> **EXERCISE BRIEF**: Omit any picture, and return the remaining data exactly as written.

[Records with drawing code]
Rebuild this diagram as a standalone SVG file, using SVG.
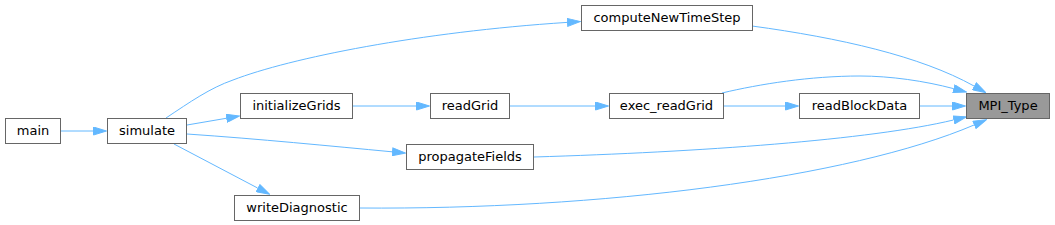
<svg xmlns="http://www.w3.org/2000/svg" width="1055" height="225" viewBox="0 0 1055 225">
<defs>
<style>
.node rect{fill:#ffffff;stroke:#666666;stroke-width:1}
.node.cur rect{fill:#999999}
.node text{font-family:"DejaVu Sans",sans-serif;font-size:13px;fill:#000000;text-anchor:middle}
.edge{fill:none;stroke:#63b8ff;stroke-width:1;marker-end:url(#ah)}
</style>
<marker id="ah" viewBox="0 0 14 9" refX="0" refY="4.5" markerWidth="14" markerHeight="9" markerUnits="userSpaceOnUse" orient="auto">
<path d="M0.5,0.5 L13.5,4.5 L0.5,8.5 z" fill="#63b8ff" stroke="#63b8ff" stroke-width="1"/>
</marker>
</defs>
<rect width="1055" height="225" fill="#ffffff"/>
<g id="connectors">
<path class="edge" d="M60,131 L93,131"/>
<path class="edge" d="M187,125 L226.2,118.3"/>
<path class="edge" d="M166,118 C190,102 210,88 233,80 C290,58 420,32 567,22.4"/>
<path class="edge" d="M187,134 C260,139 330,146 392,151.8"/>
<path class="edge" d="M174,144 L257.6,188"/>
<path class="edge" d="M352,106 L416,106"/>
<path class="edge" d="M509,106 L595,106"/>
<path class="edge" d="M724,106 L785,106"/>
<path class="edge" d="M919,106 L952,106"/>
<path class="edge" d="M722,93 C760,84 810,76 860,76 C890,76 925,81 953.4,88.6"/>
<path class="edge" d="M752,26 C840,38 920,56 974,86"/>
<path class="edge" d="M534,157 C700,152 870,140 953.4,120"/>
<path class="edge" d="M359,208 C600,210 850,178 974,125"/>
</g>
<g id="n_main" class="node"><rect x="5.5" y="118.5" width="55" height="25"/><text x="33" y="135">main</text></g>
<g id="n_simulate" class="node"><rect x="107.5" y="118.5" width="79" height="25"/><text x="147" y="135">simulate</text></g>
<g id="n_initializeGrids" class="node"><rect x="240.5" y="93.5" width="112" height="25"/><text x="296.5" y="110">initializeGrids</text></g>
<g id="n_writeDiagnostic" class="node"><rect x="234.5" y="195.5" width="125" height="25"/><text x="297" y="212">writeDiagnostic</text></g>
<g id="n_computeNewTimeStep" class="node"><rect x="581.5" y="5.5" width="171" height="25"/><text x="667" y="22">computeNewTimeStep</text></g>
<g id="n_readGrid" class="node"><rect x="430.5" y="93.5" width="79" height="25"/><text x="470" y="110">readGrid</text></g>
<g id="n_exec_readGrid" class="node"><rect x="609.5" y="93.5" width="114" height="25"/><text x="666.5" y="110">exec_readGrid</text></g>
<g id="n_propagateFields" class="node"><rect x="406.5" y="144.5" width="127" height="25"/><text x="470" y="161">propagateFields</text></g>
<g id="n_readBlockData" class="node"><rect x="799.5" y="93.5" width="120" height="25"/><text x="859.5" y="110">readBlockData</text></g>
<g id="n_MPI_Type" class="node cur"><rect x="966.5" y="93.5" width="83" height="25"/><text x="1008" y="110">MPI_Type</text></g>
</svg>
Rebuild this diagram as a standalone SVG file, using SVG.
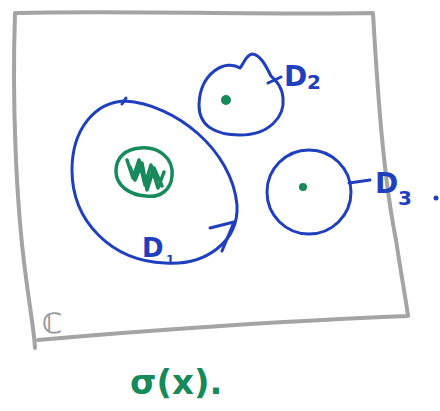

> **WRITTEN SOLUTION**:
Rebuild this diagram as a standalone SVG file, using SVG.
<svg xmlns="http://www.w3.org/2000/svg" width="1055" height="225" viewBox="0 0 1055 225">
<defs>
<style>
.node rect{fill:#ffffff;stroke:#666666;stroke-width:1}
.node.cur rect{fill:#999999}
.node text{font-family:"DejaVu Sans",sans-serif;font-size:13px;fill:#000000;text-anchor:middle}
.edge{fill:none;stroke:#63b8ff;stroke-width:1;marker-end:url(#ah)}
</style>
<marker id="ah" viewBox="0 0 14 9" refX="0" refY="4.5" markerWidth="14" markerHeight="9" markerUnits="userSpaceOnUse" orient="auto">
<path d="M0.5,0.5 L13.5,4.5 L0.5,8.5 z" fill="#63b8ff" stroke="#63b8ff" stroke-width="1"/>
</marker>
</defs>
<rect width="1055" height="225" fill="#ffffff"/>
<g id="connectors">
<path class="edge" d="M60,131 L93,131"/>
<path class="edge" d="M187,125 L226.2,118.3"/>
<path class="edge" d="M166,118 C190,102 210,88 233,80 C290,58 420,32 567,22.4"/>
<path class="edge" d="M187,134 C260,139 330,146 392,151.8"/>
<path class="edge" d="M174,144 L257.6,188"/>
<path class="edge" d="M352,106 L416,106"/>
<path class="edge" d="M509,106 L595,106"/>
<path class="edge" d="M724,106 L785,106"/>
<path class="edge" d="M919,106 L952,106"/>
<path class="edge" d="M722,93 C760,84 810,76 860,76 C890,76 925,81 953.4,88.6"/>
<path class="edge" d="M752,26 C840,38 920,56 974,86"/>
<path class="edge" d="M534,157 C700,152 870,140 953.4,120"/>
<path class="edge" d="M359,208 C600,210 850,178 974,125"/>
</g>
<g id="n_main" class="node"><rect x="5.5" y="118.5" width="55" height="25"/><text x="33" y="135">main</text></g>
<g id="n_simulate" class="node"><rect x="107.5" y="118.5" width="79" height="25"/><text x="147" y="135">simulate</text></g>
<g id="n_initializeGrids" class="node"><rect x="240.5" y="93.5" width="112" height="25"/><text x="296.5" y="110">initializeGrids</text></g>
<g id="n_writeDiagnostic" class="node"><rect x="234.5" y="195.5" width="125" height="25"/><text x="297" y="212">writeDiagnostic</text></g>
<g id="n_computeNewTimeStep" class="node"><rect x="581.5" y="5.5" width="171" height="25"/><text x="667" y="22">computeNewTimeStep</text></g>
<g id="n_readGrid" class="node"><rect x="430.5" y="93.5" width="79" height="25"/><text x="470" y="110">readGrid</text></g>
<g id="n_exec_readGrid" class="node"><rect x="609.5" y="93.5" width="114" height="25"/><text x="666.5" y="110">exec_readGrid</text></g>
<g id="n_propagateFields" class="node"><rect x="406.5" y="144.5" width="127" height="25"/><text x="470" y="161">propagateFields</text></g>
<g id="n_readBlockData" class="node"><rect x="799.5" y="93.5" width="120" height="25"/><text x="859.5" y="110">readBlockData</text></g>
<g id="n_MPI_Type" class="node cur"><rect x="966.5" y="93.5" width="83" height="25"/><text x="1008" y="110">MPI_Type</text></g>
</svg>
Rebuild this diagram as a standalone SVG file, using SVG.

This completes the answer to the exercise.